1. What Are the Closing Costs?

Are you throwing good money after bad? If you recently paid fees on your last mortgage, you may lose out by refinancing again just a short time later. A big payment reduction or a lender credit refi-scenario, however, can help make things worthwhile.

2. Will There Be an Early Payoff Fee?

An early payoff (EPO) fee is not to be confused with a prepayment penalty. A prepayment penalty prohibits you from prepaying any of your principal without incurring a penalty before the specified timeframe is up. An early payoff fee is paid to the originating mortgage company on a loan that only lasts on the books for just a few short months. An early payoff fee can generally be charged if the loan is only up to six months old, but can be imposed in timeframes as short as three months. You may be able to work with the original lender, however, to avoid being charged as they can typically absorb any early payoff fee.

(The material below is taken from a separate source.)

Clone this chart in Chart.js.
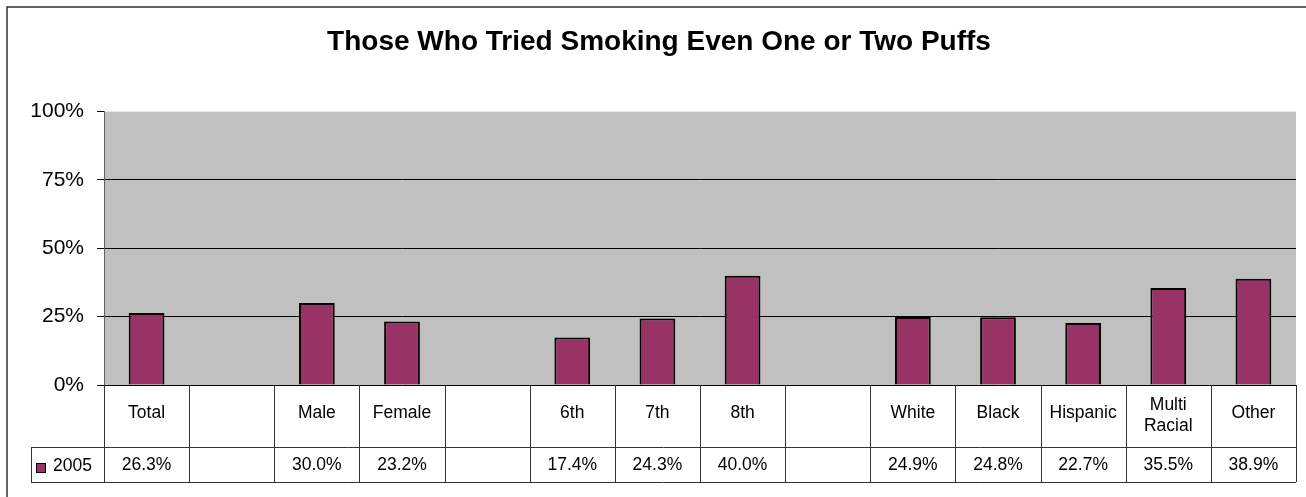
<!DOCTYPE html>
<html>
<head>
<meta charset="utf-8">
<script src="https://cdn.jsdelivr.net/npm/chart.js@4.4.1/dist/chart.umd.min.js"></script>
<style>
  html, body { margin: 0; padding: 0; background: #ffffff; }
  #wrap { width: 1306px; height: 497px; position: relative; }
</style>
</head>
<body>
<div id="wrap"><canvas id="chart" width="1306" height="497"></canvas></div>
<script>
// chart data (blank columns are the empty spacer columns of the table)
const categories = ['Total', '', 'Male', 'Female', '', '6th', '7th', '8th', '', 'White', 'Black', 'Hispanic', ['Multi', 'Racial'], 'Other'];
const values2005 = [26.3, null, 30.0, 23.2, null, 17.4, 24.3, 40.0, null, 24.9, 24.8, 22.7, 35.5, 38.9];
const seriesName = '2005';
const yTicks = [0, 25, 50, 75, 100];

const FONT = "'Liberation Sans', Arial, sans-serif";
const BAR_COLOR = '#993366';

// gray plot background + outer frame
const backdrop = {
    id: 'backdrop',
    beforeDraw(chart) {
        const { ctx, chartArea: a } = chart;
        ctx.save();
        ctx.fillStyle = '#c0c0c0';
        ctx.fillRect(a.left, a.top, a.right - a.left, a.bottom - a.top);
        ctx.strokeStyle = '#303030';
        ctx.lineWidth = 1.5;
        ctx.strokeRect(7, 7, chart.width + 20, chart.height + 20);
        ctx.restore();
    }
};

// Excel style data table under the plot
const dataTable = {
    id: 'dataTable',
    afterDraw(chart) {
        const { ctx, chartArea: a } = chart;
        const x = chart.scales.x;
        const half = (x.getPixelForValue(1) - x.getPixelForValue(0)) / 2;
        const top = a.bottom, mid = top + 62, bot = mid + 35, legLeft = 31;

        ctx.save();
        ctx.strokeStyle = '#333';
        ctx.lineWidth = 1;
        ctx.beginPath();
        ctx.moveTo(legLeft, mid + 0.5); ctx.lineTo(a.right, mid + 0.5);
        ctx.moveTo(legLeft, bot + 0.5); ctx.lineTo(a.right, bot + 0.5);
        ctx.moveTo(legLeft + 0.5, mid); ctx.lineTo(legLeft + 0.5, bot);
        for (let i = 0; i <= categories.length; i++) {
            const px = Math.round(x.getPixelForValue(i) - half) + 0.5;
            ctx.moveTo(px, top); ctx.lineTo(px, bot);
        }
        ctx.stroke();

        ctx.fillStyle = '#000';
        ctx.font = '17.5px ' + FONT;
        ctx.textAlign = 'center';
        ctx.textBaseline = 'middle';
        categories.forEach((c, i) => {
            const cx = x.getPixelForValue(i);
            if (Array.isArray(c)) {
                ctx.fillText(c[0], cx, top + 20);
                ctx.fillText(c[1], cx, top + 41);
            } else {
                ctx.fillText(c, cx, top + 28);
            }
            const v = values2005[i];
            if (v !== null) ctx.fillText(v.toFixed(1) + '%', cx, mid + 18);
        });

        // legend key
        ctx.fillStyle = BAR_COLOR;
        ctx.fillRect(36, mid + 16, 10, 10);
        ctx.strokeStyle = '#000';
        ctx.strokeRect(36.5, mid + 16.5, 9, 9);
        ctx.fillStyle = '#000';
        ctx.textAlign = 'left';
        ctx.fillText(seriesName, 53, mid + 19);
        ctx.restore();
    }
};

new Chart(document.getElementById('chart'), {
    type: 'bar',
    data: {
        labels: categories,
        datasets: [{
            label: seriesName,
            data: values2005,
            backgroundColor: BAR_COLOR,
            borderColor: '#000',
            borderWidth: 2,
            barPercentage: 0.42,
            categoryPercentage: 1
        }]
    },
    options: {
        responsive: false,
        animation: false,
        // left padding keeps the title centred where Excel put it
        layout: { padding: { left: 22, right: 10, top: 10, bottom: 112 } },
        plugins: {
            legend: { display: false },
            tooltip: { enabled: false },
            title: {
                display: true,
                text: 'Those Who Tried Smoking Even One or Two Puffs',
                color: '#000',
                font: { family: FONT, size: 28, weight: 'bold', lineHeight: 1.2 },
                padding: { top: 15, bottom: 53 }
            }
        },
        scales: {
            x: { display: false },
            y: {
                min: 0,
                max: 100,
                afterFit(scale) { scale.width = 82; },
                afterBuildTicks(scale) { scale.ticks = yTicks.map(v => ({ value: v })); },
                ticks: {
                    callback: v => v + '%',
                    color: '#000',
                    padding: 13,
                    font: { family: FONT, size: 21 }
                },
                grid: {
                    color: ctx => (ctx.tick && ctx.tick.value === 100) ? 'rgba(0,0,0,0)' : '#000',
                    tickColor: '#000',
                    tickLength: 7,
                    lineWidth: 1
                },
                border: { color: '#606060', width: 1 }
            }
        }
    },
    plugins: [backdrop, dataTable]
});
</script>
</body>
</html>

Mortgage Pro Tip: Mortgage companies know financial circumstances change as does a homeowner’s need to borrow money. If your financial circumstances have changed, it is your right as a homeowner to refinance your house.

3. Will You Need Impound Account Monies?

Impound accounts are set up by your lenders to pay off expenses like property taxes and homeowner’s insurance. For instance, if you are refinancing your home from Feb. 1 through April 10 or from Oct. 1 through Dec. 10, first installment property taxes will be included on your loan estimate at the closing table. Let’s say, for example, you bought your home in June. That same year interest rates dropped and you decide to refinance your house just few months later. Your closing is slated for Nov. 1. As a result, your escrow company is going to collect first installment property taxes even though they are not due until Dec. 10. Title/escrow companies are required to collect for the first installment and second installment of property taxes when refinancing in those calendar months. The previous loan transaction you may have completed earlier in the year may not have collected for a tax installment as it may not have been due at the time.

4. Will Your Closing Process Be Different?

Was your last mortgage transaction before Oct. 1, 2015? If it was, plan for a different mortgage loan closing process. The Consumer Financial Protection Bureau’s most recent change to the closing process now requires a borrower to be more involved. The closing process, for instance, now requires borrowers to e-consent to various consumer and financial disclosures. Additionally, a closing disclosure is now sent by the lender three days before your final settlement, which also must be acknowledged and executed online. While these changes are meant to make it easier for a borrower, some consumers might find the process of consenting to online disclosures a little irksome. However, it’s the new way mortgage loans are originated.

Here are some other factors to evaluate.

  • The housing market. Your home may have appreciated in value from the last mortgage transaction, potentially moving you into a different loan-to-value parameter and subsequently creating a financial opportunity.
  • Loan purpose. If you previously did a cash-out refinance in excess of $417,000, you might benefit by refinancing again into a rate and term refinance. On loan sizes greater than $417,000, there is a substantial pricing difference from a cash-out refinance loan-to-value requirement versus a rate and term refinance loan-to-value requirement.
  • Rates. Even as little as a 0.25% reduction in your interest rate can make a difference — If you can negotiate with the lender to pay your closing costs, you’re likely benefiting. It helps, too, to have a good credit score, since they generally entitle you to better terms and conditions on a mortgage. You can see where you stand before you refinance by pulling your credit reports for free at and viewing your credit scores for free on

The decision to refinance depends on your circumstances — and your ability to make a sound choice when evaluating them. Furthermore, it can help to stay in regular communication with your preferred lender. Checking in every six months can be worth the effort, as interest rates are always in flux and underwriting is slowly beginning to loosen.